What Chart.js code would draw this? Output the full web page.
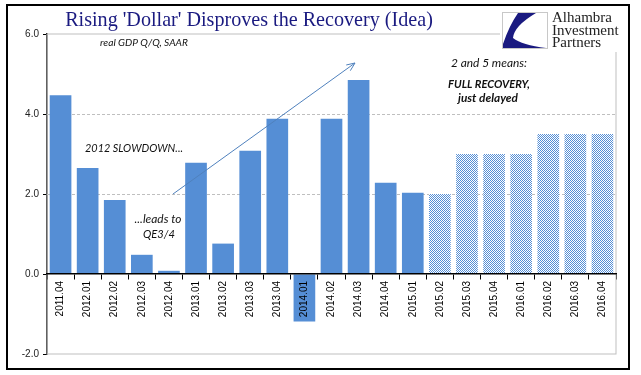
<!DOCTYPE html>
<html lang="en">
<head>
<meta charset="UTF-8">
<title>Rising 'Dollar' Disproves the Recovery (Idea)</title>
<script src="https://cdn.jsdelivr.net/npm/chart.js@4"></script>
<style>
  html, body { margin: 0; padding: 0; background: #fff; }
  #wrap { width: 641px; height: 375px; }
</style>
</head>
<body>
<div id="wrap"><canvas id="gdpChart" width="641" height="375"></canvas></div>
<script>
// quarters on the x axis
const quarters = ['2011.04', '2012.01', '2012.02', '2012.03', '2012.04', '2013.01', '2013.02',
  '2013.03', '2013.04', '2014.01', '2014.02', '2014.03', '2014.04', '2015.01',
  '2015.02', '2015.03', '2015.04', '2016.01', '2016.02', '2016.03', '2016.04'];
// real GDP Q/Q, SAAR (actual), then the "2 and 5" path (projected)
const actualGdp = [4.47, 2.65, 1.85, 0.48, 0.08, 2.78, 0.76, 3.08, 3.88, -1.19, 3.88, 4.85, 2.28, 2.03];
const projectedGdp = [2.0, 3.0, 3.0, 3.0, 3.5, 3.5, 3.5];
const yTicks = [-2, 0, 2, 4, 6];

const BAR_BLUE = '#558ED5';
const NAVY = '#1a1a80';

// checkered fill for the projected bars
function makeChecker() {
  const c = document.createElement('canvas');
  c.width = 2; c.height = 2;
  const g = c.getContext('2d');
  g.fillStyle = '#ffffff';
  g.fillRect(0, 0, 2, 2);
  g.fillStyle = BAR_BLUE;
  g.fillRect(0, 0, 1, 1);
  g.fillRect(1, 1, 1, 1);
  return g.createPattern(c, 'repeat');
}
const checker = makeChecker();

// draw text scaled so it spans a given width
function fitText(ctx, text, cx, baseline, width, style, family, color) {
  ctx.font = style + ' 20px ' + family;
  const size = 20 * width / ctx.measureText(text).width;
  ctx.font = style + ' ' + size.toFixed(2) + 'px ' + family;
  ctx.fillStyle = color;
  ctx.textAlign = 'center';
  ctx.textBaseline = 'alphabetic';
  ctx.fillText(text, cx, baseline);
}

const backdrop = {
  id: 'backdrop',
  beforeDatasetsDraw(chart) {
    const { ctx, chartArea: a, scales: { y } } = chart;
    ctx.save();
    ctx.strokeStyle = '#bfbfbf';
    ctx.lineWidth = 1;
    ctx.strokeRect(a.left, a.top, a.right - a.left, a.bottom - a.top);
    ctx.setLineDash([3, 2]);
    [2, 4].forEach(v => {
      const py = Math.round(y.getPixelForValue(v)) + 0.5;
      ctx.beginPath();
      ctx.moveTo(a.left, py);
      ctx.lineTo(a.right, py);
      ctx.stroke();
    });
    ctx.restore();
  },
  afterDraw(chart) {
    const { ctx } = chart;
    ctx.save();

    // outer frame
    ctx.strokeStyle = '#000';
    ctx.lineWidth = 2;
    ctx.strokeRect(7, 5, 622, 364);

    // title
    fitText(ctx, "Rising 'Dollar' Disproves the Recovery (Idea)", 249, 26, 368, '', '"Liberation Serif", serif', NAVY);

    // logo block
    ctx.fillStyle = '#fff';
    ctx.fillRect(500, 8, 117, 44);
    ctx.strokeStyle = '#c8c8c8';
    ctx.lineWidth = 1;
    ctx.strokeRect(502.5, 12.5, 45, 36);
    ctx.fillStyle = NAVY;
    ctx.beginPath();
    ctx.moveTo(518, 13);
    ctx.lineTo(536, 13);
    ctx.quadraticCurveTo(514, 26, 513, 38);
    ctx.quadraticCurveTo(522, 45, 546, 48);
    ctx.lineTo(503, 48);
    ctx.lineTo(503, 44);
    ctx.quadraticCurveTo(509, 26, 518, 13);
    ctx.fill();
    ctx.textAlign = 'left';
    ctx.fillStyle = '#222';
    ['Alhambra', 'Investment', 'Partners'].forEach((t, i) => {
      ctx.font = '15px "Liberation Serif", serif';
      ctx.fillText(t, 552, 22 + i * 12.5);
    });

    // arrow
    ctx.strokeStyle = '#4F81BD';
    ctx.lineWidth = 1;
    const x0 = 173, y0 = 194, x1 = 355, y1 = 63;
    ctx.beginPath();
    ctx.moveTo(x0, y0);
    ctx.lineTo(x1, y1);
    const ang = Math.atan2(y1 - y0, x1 - x0);
    ctx.moveTo(x1 - 9 * Math.cos(ang - 0.4), y1 - 9 * Math.sin(ang - 0.4));
    ctx.lineTo(x1, y1);
    ctx.lineTo(x1 - 9 * Math.cos(ang + 0.4), y1 - 9 * Math.sin(ang + 0.4));
    ctx.stroke();

    // notes
    const note = '"Lato", "Open Sans", sans-serif';
    fitText(ctx, 'real GDP Q/Q, SAAR', 144, 46, 88, 'italic', note, '#111');
    fitText(ctx, '2012 SLOWDOWN...', 134, 152, 98, 'italic', note, '#111');
    fitText(ctx, '...leads to', 158, 223, 47, 'italic', note, '#111');
    fitText(ctx, 'QE3/4', 159, 238, 32, 'italic', note, '#111');
    fitText(ctx, '2 and 5 means:', 489, 67, 76, 'italic', note, '#111');
    fitText(ctx, 'FULL RECOVERY,', 489, 88, 82, 'italic bold', note, '#111');
    fitText(ctx, 'just delayed', 488, 102, 60, 'italic bold', note, '#111');
    ctx.restore();
  }
};

new Chart(document.getElementById('gdpChart'), {
  type: 'bar',
  data: {
    labels: quarters,
    datasets: [{
      label: 'real GDP Q/Q, SAAR',
      data: actualGdp.concat(projectedGdp),
      backgroundColor: c => c.dataIndex < actualGdp.length ? BAR_BLUE : checker,
      borderWidth: 0,
      barPercentage: 0.8,
      categoryPercentage: 1
    }]
  },
  options: {
    responsive: false,
    animation: false,
    layout: { padding: { left: 0, right: 25, top: 34, bottom: 21 } },
    plugins: { legend: { display: false }, tooltip: { enabled: false } },
    scales: {
      x: {
        position: { y: 0 },
        offset: true,
        grid: { drawOnChartArea: false, offset: true, tickLength: 5, tickColor: '#000', tickWidth: 1 },
        border: { color: '#000', width: 1.5, z: 1 },
        ticks: {
          z: 1,
          minRotation: 90, maxRotation: 90, autoSkip: false, padding: 2,
          color: '#000', font: { family: '"Liberation Sans", sans-serif', size: 10 }
        }
      },
      y: {
        min: yTicks[0],
        max: yTicks[yTicks.length - 1],
        afterBuildTicks: s => { s.ticks = yTicks.map(v => ({ value: v })); },
        afterFit: s => { s.width = 47; },
        grid: { drawOnChartArea: false, tickLength: 4, tickColor: '#000' },
        border: { color: '#000', width: 1.5 },
        ticks: {
          padding: 4, color: '#222',
          font: { family: '"Liberation Sans", sans-serif', size: 10 },
          callback: v => v.toFixed(1)
        }
      }
    }
  },
  plugins: [backdrop]
});
</script>
</body>
</html>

○ ○ ○ ○ ○

§ **WHAT YOU NEED TO DO**
Return the full material word for word. Do not include the pictures.

§ **FINISHED EXERCISE**
What Chart.js code would draw this? Output the full web page.
<!DOCTYPE html>
<html lang="en">
<head>
<meta charset="UTF-8">
<title>Rising 'Dollar' Disproves the Recovery (Idea)</title>
<script src="https://cdn.jsdelivr.net/npm/chart.js@4"></script>
<style>
  html, body { margin: 0; padding: 0; background: #fff; }
  #wrap { width: 641px; height: 375px; }
</style>
</head>
<body>
<div id="wrap"><canvas id="gdpChart" width="641" height="375"></canvas></div>
<script>
// quarters on the x axis
const quarters = ['2011.04', '2012.01', '2012.02', '2012.03', '2012.04', '2013.01', '2013.02',
  '2013.03', '2013.04', '2014.01', '2014.02', '2014.03', '2014.04', '2015.01',
  '2015.02', '2015.03', '2015.04', '2016.01', '2016.02', '2016.03', '2016.04'];
// real GDP Q/Q, SAAR (actual), then the "2 and 5" path (projected)
const actualGdp = [4.47, 2.65, 1.85, 0.48, 0.08, 2.78, 0.76, 3.08, 3.88, -1.19, 3.88, 4.85, 2.28, 2.03];
const projectedGdp = [2.0, 3.0, 3.0, 3.0, 3.5, 3.5, 3.5];
const yTicks = [-2, 0, 2, 4, 6];

const BAR_BLUE = '#558ED5';
const NAVY = '#1a1a80';

// checkered fill for the projected bars
function makeChecker() {
  const c = document.createElement('canvas');
  c.width = 2; c.height = 2;
  const g = c.getContext('2d');
  g.fillStyle = '#ffffff';
  g.fillRect(0, 0, 2, 2);
  g.fillStyle = BAR_BLUE;
  g.fillRect(0, 0, 1, 1);
  g.fillRect(1, 1, 1, 1);
  return g.createPattern(c, 'repeat');
}
const checker = makeChecker();

// draw text scaled so it spans a given width
function fitText(ctx, text, cx, baseline, width, style, family, color) {
  ctx.font = style + ' 20px ' + family;
  const size = 20 * width / ctx.measureText(text).width;
  ctx.font = style + ' ' + size.toFixed(2) + 'px ' + family;
  ctx.fillStyle = color;
  ctx.textAlign = 'center';
  ctx.textBaseline = 'alphabetic';
  ctx.fillText(text, cx, baseline);
}

const backdrop = {
  id: 'backdrop',
  beforeDatasetsDraw(chart) {
    const { ctx, chartArea: a, scales: { y } } = chart;
    ctx.save();
    ctx.strokeStyle = '#bfbfbf';
    ctx.lineWidth = 1;
    ctx.strokeRect(a.left, a.top, a.right - a.left, a.bottom - a.top);
    ctx.setLineDash([3, 2]);
    [2, 4].forEach(v => {
      const py = Math.round(y.getPixelForValue(v)) + 0.5;
      ctx.beginPath();
      ctx.moveTo(a.left, py);
      ctx.lineTo(a.right, py);
      ctx.stroke();
    });
    ctx.restore();
  },
  afterDraw(chart) {
    const { ctx } = chart;
    ctx.save();

    // outer frame
    ctx.strokeStyle = '#000';
    ctx.lineWidth = 2;
    ctx.strokeRect(7, 5, 622, 364);

    // title
    fitText(ctx, "Rising 'Dollar' Disproves the Recovery (Idea)", 249, 26, 368, '', '"Liberation Serif", serif', NAVY);

    // logo block
    ctx.fillStyle = '#fff';
    ctx.fillRect(500, 8, 117, 44);
    ctx.strokeStyle = '#c8c8c8';
    ctx.lineWidth = 1;
    ctx.strokeRect(502.5, 12.5, 45, 36);
    ctx.fillStyle = NAVY;
    ctx.beginPath();
    ctx.moveTo(518, 13);
    ctx.lineTo(536, 13);
    ctx.quadraticCurveTo(514, 26, 513, 38);
    ctx.quadraticCurveTo(522, 45, 546, 48);
    ctx.lineTo(503, 48);
    ctx.lineTo(503, 44);
    ctx.quadraticCurveTo(509, 26, 518, 13);
    ctx.fill();
    ctx.textAlign = 'left';
    ctx.fillStyle = '#222';
    ['Alhambra', 'Investment', 'Partners'].forEach((t, i) => {
      ctx.font = '15px "Liberation Serif", serif';
      ctx.fillText(t, 552, 22 + i * 12.5);
    });

    // arrow
    ctx.strokeStyle = '#4F81BD';
    ctx.lineWidth = 1;
    const x0 = 173, y0 = 194, x1 = 355, y1 = 63;
    ctx.beginPath();
    ctx.moveTo(x0, y0);
    ctx.lineTo(x1, y1);
    const ang = Math.atan2(y1 - y0, x1 - x0);
    ctx.moveTo(x1 - 9 * Math.cos(ang - 0.4), y1 - 9 * Math.sin(ang - 0.4));
    ctx.lineTo(x1, y1);
    ctx.lineTo(x1 - 9 * Math.cos(ang + 0.4), y1 - 9 * Math.sin(ang + 0.4));
    ctx.stroke();

    // notes
    const note = '"Lato", "Open Sans", sans-serif';
    fitText(ctx, 'real GDP Q/Q, SAAR', 144, 46, 88, 'italic', note, '#111');
    fitText(ctx, '2012 SLOWDOWN...', 134, 152, 98, 'italic', note, '#111');
    fitText(ctx, '...leads to', 158, 223, 47, 'italic', note, '#111');
    fitText(ctx, 'QE3/4', 159, 238, 32, 'italic', note, '#111');
    fitText(ctx, '2 and 5 means:', 489, 67, 76, 'italic', note, '#111');
    fitText(ctx, 'FULL RECOVERY,', 489, 88, 82, 'italic bold', note, '#111');
    fitText(ctx, 'just delayed', 488, 102, 60, 'italic bold', note, '#111');
    ctx.restore();
  }
};

new Chart(document.getElementById('gdpChart'), {
  type: 'bar',
  data: {
    labels: quarters,
    datasets: [{
      label: 'real GDP Q/Q, SAAR',
      data: actualGdp.concat(projectedGdp),
      backgroundColor: c => c.dataIndex < actualGdp.length ? BAR_BLUE : checker,
      borderWidth: 0,
      barPercentage: 0.8,
      categoryPercentage: 1
    }]
  },
  options: {
    responsive: false,
    animation: false,
    layout: { padding: { left: 0, right: 25, top: 34, bottom: 21 } },
    plugins: { legend: { display: false }, tooltip: { enabled: false } },
    scales: {
      x: {
        position: { y: 0 },
        offset: true,
        grid: { drawOnChartArea: false, offset: true, tickLength: 5, tickColor: '#000', tickWidth: 1 },
        border: { color: '#000', width: 1.5, z: 1 },
        ticks: {
          z: 1,
          minRotation: 90, maxRotation: 90, autoSkip: false, padding: 2,
          color: '#000', font: { family: '"Liberation Sans", sans-serif', size: 10 }
        }
      },
      y: {
        min: yTicks[0],
        max: yTicks[yTicks.length - 1],
        afterBuildTicks: s => { s.ticks = yTicks.map(v => ({ value: v })); },
        afterFit: s => { s.width = 47; },
        grid: { drawOnChartArea: false, tickLength: 4, tickColor: '#000' },
        border: { color: '#000', width: 1.5 },
        ticks: {
          padding: 4, color: '#222',
          font: { family: '"Liberation Sans", sans-serif', size: 10 },
          callback: v => v.toFixed(1)
        }
      }
    }
  },
  plugins: [backdrop]
});
</script>
</body>
</html>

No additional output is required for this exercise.